Voltaire Francois Marie Arouet

His pen name was Voltaire, but his given name was François-Marie Arouet. Born in 1694, Voltaire’s wit and skill as a writer were artfully displayed in his attacks upon Christianity. The French Church was not immune to the corruption that had fallen upon Western Christianity in general, and it was this fact that in part legitimized the attacks of Voltaire and his fellow infidels. While Voltaire and his companions believed in God, they rejected the biblical doctrines of Christianity.

The French Revolution (May 1789 – November 1799) and the Napoleonic Wars (May 1803 – November 1815) that followed are among the most gruesome examples of godless infidel government the world has ever witnessed. Voltaire was a major influence in the rise of infidelity in France and all of Europe, but Jean-Jacques Rousseau is widely regarded as the "Father of the French Revolution".

Jean-Jacques Rousseau

His tyrannical philosophy of government is seen most clearly in his 1762 book, The Social Contract. Here Rousseau teaches that human government rather than God is the dispenser of rights. The tyranny of the French Revolution closely paralleled Rousseau's political theory that the state grants human rights—even the right to live:

...when the ruler has said: "It is in the state's interest that you should die", he must die, because it is only on this condition that he has hitherto lived in safety, his life being no longer only a benefit due to nature, but a conditional gift of the state.[5]

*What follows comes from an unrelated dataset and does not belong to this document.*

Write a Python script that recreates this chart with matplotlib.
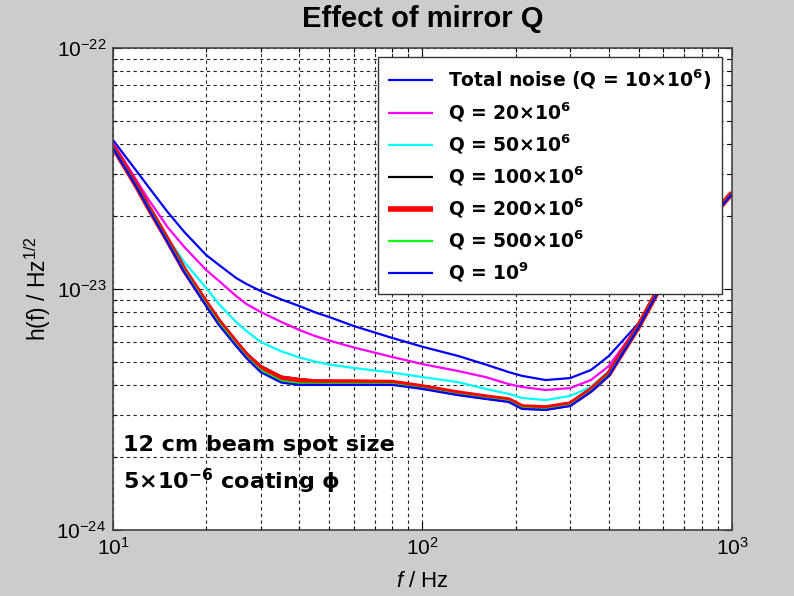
import matplotlib
matplotlib.use("Agg")
import matplotlib.pyplot as plt
from matplotlib.ticker import FixedLocator, NullFormatter
import numpy as np

plt.rcParams['font.family'] = ['Liberation Sans', 'DejaVu Sans']
plt.rcParams['mathtext.fontset'] = 'custom'
plt.rcParams['mathtext.rm'] = 'Liberation Sans'
plt.rcParams['mathtext.bf'] = 'DejaVu Sans:bold'
plt.rcParams['mathtext.it'] = 'Liberation Sans:italic'
plt.rcParams['mathtext.default'] = 'regular'

# Frequencies (Hz)
freq = [10, 11, 12, 13, 15, 17, 20, 22, 25, 27, 30, 35, 40, 45, 50, 60, 80, 100,
        130, 160, 190, 210, 250, 300, 350, 400, 500, 600, 700, 800, 1000]

# Strain noise h(f) in units of 1e-23 / sqrt(Hz)
total_q10 = [4.15, 3.53, 3.05, 2.66, 2.09, 1.724, 1.384, 1.258, 1.111, 1.049, 0.981,
             0.905, 0.850, 0.800, 0.765, 0.702, 0.626, 0.576,
             0.528, 0.486, 0.452, 0.436, 0.419, 0.427, 0.461, 0.527, 0.723,
             1.111, 1.438, 1.808, 2.527]
q20 = [4.035, 3.333, 2.780, 2.362, 1.808, 1.494, 1.199, 1.080, 0.935, 0.866, 0.803,
       0.730, 0.676, 0.638, 0.611, 0.572, 0.522, 0.488,
       0.457, 0.431, 0.403, 0.392, 0.381, 0.388, 0.419, 0.479, 0.709,
       1.090, 1.424, 1.800, 2.515]
q50 = [3.922, 3.21, 2.64, 2.20, 1.628, 1.294, 1.010, 0.866, 0.730, 0.669, 0.603,
       0.551, 0.520, 0.500, 0.486, 0.470, 0.450, 0.431,
       0.411, 0.385, 0.367, 0.353, 0.346, 0.360, 0.392, 0.457, 0.706,
       1.085, 1.417, 1.800, 2.502]
q100 = [3.89, 3.19, 2.65, 2.20, 1.61, 1.21, 0.89, 0.745, 0.61, 0.542, 0.48,
        0.433, 0.423, 0.417, 0.416, 0.415, 0.413, 0.396,
        0.373, 0.359, 0.349, 0.327, 0.324, 0.336, 0.384, 0.447, 0.705,
        1.083, 1.414, 1.795, 2.505]
q200 = [3.884, 3.18, 2.637, 2.189, 1.597, 1.199, 0.875, 0.732, 0.597, 0.530, 0.470,
        0.426, 0.417, 0.411, 0.411, 0.411, 0.409, 0.392,
        0.370, 0.356, 0.346, 0.324, 0.321, 0.333, 0.381, 0.444, 0.702,
        1.080, 1.411, 1.791, 2.502]
q500 = [3.86, 3.16, 2.62, 2.18, 1.58, 1.19, 0.86, 0.72, 0.587, 0.522, 0.459,
        0.415, 0.405, 0.404, 0.404, 0.404, 0.403, 0.387,
        0.365, 0.352, 0.342, 0.320, 0.317, 0.329, 0.376, 0.439, 0.698,
        1.073, 1.402, 1.780, 2.488]
q1e9 = [3.847, 3.148, 2.612, 2.168, 1.567, 1.176, 0.850, 0.709, 0.580, 0.517, 0.452,
        0.409, 0.400, 0.400, 0.400, 0.400, 0.400, 0.385,
        0.363, 0.350, 0.340, 0.318, 0.315, 0.327, 0.374, 0.436, 0.696,
        1.069, 1.397, 1.774, 2.479]

labels = [r'Total noise (Q = 10$\mathbf{\times 10^{6}}$)',
          r'Q = 20$\mathbf{\times 10^{6}}$',
          r'Q = 50$\mathbf{\times 10^{6}}$',
          r'Q = 100$\mathbf{\times 10^{6}}$',
          r'Q = 200$\mathbf{\times 10^{6}}$',
          r'Q = 500$\mathbf{\times 10^{6}}$',
          r'Q = 10$\mathbf{^{9}}$']
series = [total_q10, q20, q50, q100, q200, q500, q1e9]
colors = ['#0000ff', '#ff00ff', '#00ffff', '#000000', '#ff0000', '#00ff00', '#0000ff']
widths = [1.6, 1.6, 1.6, 1.6, 4.0, 1.6, 1.6]

x_major = [1e1, 1e2, 1e3]
y_major = [1e-24, 1e-23, 1e-22]

fig = plt.figure(figsize=(7.94, 5.96), dpi=100, facecolor='#cccccc')
ax = fig.add_axes([0.1423, 0.1107, 0.7796, 0.8088])
ax.set_facecolor('white')

f = np.array(freq)
for s, c, w, lab in zip(series, colors, widths, labels):
    ax.plot(f, np.array(s) * 1e-23, color=c, lw=w, label=lab,
            solid_capstyle='butt', solid_joinstyle='round')

ax.set_xscale('log')
ax.set_yscale('log')
ax.set_xlim(10, 1000)
ax.set_ylim(1e-24, 1e-22)

sub = np.arange(2, 10)
ax.xaxis.set_major_locator(FixedLocator(x_major))
ax.yaxis.set_major_locator(FixedLocator(y_major))
ax.xaxis.set_minor_locator(FixedLocator([m * d for d in x_major[:-1] for m in sub]))
ax.yaxis.set_minor_locator(FixedLocator([m * d for d in y_major[:-1] for m in sub]))
ax.xaxis.set_minor_formatter(NullFormatter())
ax.yaxis.set_minor_formatter(NullFormatter())
ax.set_xticklabels([r'$10^{1}$', r'$10^{2}$', r'$10^{3}$'])
ax.set_yticklabels([r'$10^{-24}$', r'$10^{-23}$', r'$10^{-22}$'])

ax.grid(True, which='both', color='#222222', linestyle=(0, (3, 3)), lw=0.8)
ax.set_axisbelow(True)
ax.tick_params(which='both', direction='in', top=True, right=True, labelsize=15, colors='black')
ax.tick_params(which='major', length=6, width=0.8, pad=5)
ax.tick_params(which='minor', length=3, width=0.8)
for sp in ax.spines.values():
    sp.set_color('#444444')
    sp.set_linewidth(1.2)

ax.set_title('Effect of mirror Q', fontsize=21, fontweight='bold', pad=15)
ax.set_xlabel(r'$\mathit{f}$ / Hz', fontsize=16, labelpad=9)
ax.set_ylabel(r'h(f) / Hz$^{1/2}$', fontsize=16.5, labelpad=2)

leg = ax.legend(loc='upper right', bbox_to_anchor=(0.984, 0.981), borderaxespad=0,
                fancybox=False, edgecolor='#333333', framealpha=1,
                prop={'family': 'DejaVu Sans', 'weight': 'bold', 'size': 13.5},
                handlelength=2.4, labelspacing=0.45, handletextpad=0.8, borderpad=0.55)
leg.get_frame().set_linewidth(1.0)

ax.text(0.016, 0.176, '12 cm beam spot size', transform=ax.transAxes,
        fontsize=16, fontweight='bold', family='DejaVu Sans', va='center', ha='left')
ax.text(0.016, 0.10, r'5$\mathbf{\times 10^{-6}}$ coating $\mathbf{\phi}$', transform=ax.transAxes,
        fontsize=16, fontweight='bold', family='DejaVu Sans', va='center', ha='left')

fig.savefig('out.png', dpi=100, facecolor=fig.get_facecolor())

On February 6, 1778, France became an ally to the thirteen American colonies in their War of Independence against England, and in doing so, sent thousands of French soldiers to America to assist in the bid for freedom. Beginning in the 1720s, Voltaire's attacks against Christianity enjoyed immense success among the French people, and French soldiers who were disciples of Voltaire's infidelity readily sowed their unbelief among their American allies. So significant was the influence of French infidelity following the Revolution that John Adams believed there was a "general debauchery" that had settled upon fledgling America that was the consequence of "pestilential philosophical principles" .[6]

Timothy Dwight

From the end of the American Revolution in 1783, French influence continued to grow when many French soldiers did not return to France following the War. Bible-believing pastors such as Dr. Timothy Dwight—grandson of famed revivalist Jonathan Edwards—confronted the disciples of Voltaire. When Timothy Dwight assumed the presidency of Yale College in 1795, he had already waged war against the followers of Voltaire in his role as a Congregational pastor.    In his July 4, 1798 speech, President Dwight discussed Voltaire’s efforts to overthrow Christianity[7] and proceeded to identify Freemasons and especially the Illuminati as sympathizers of this effort to subvert not only faith, but also morals and the government.[8] After presenting a detailed list of the Illuminati's beliefs, Dwight summarized their worldview: "The great and good ends proposed by the Illuminati, as the ultimate object of their union, are the overthrow of [the Christian]religion, government, and human society, civil and domestic."[9]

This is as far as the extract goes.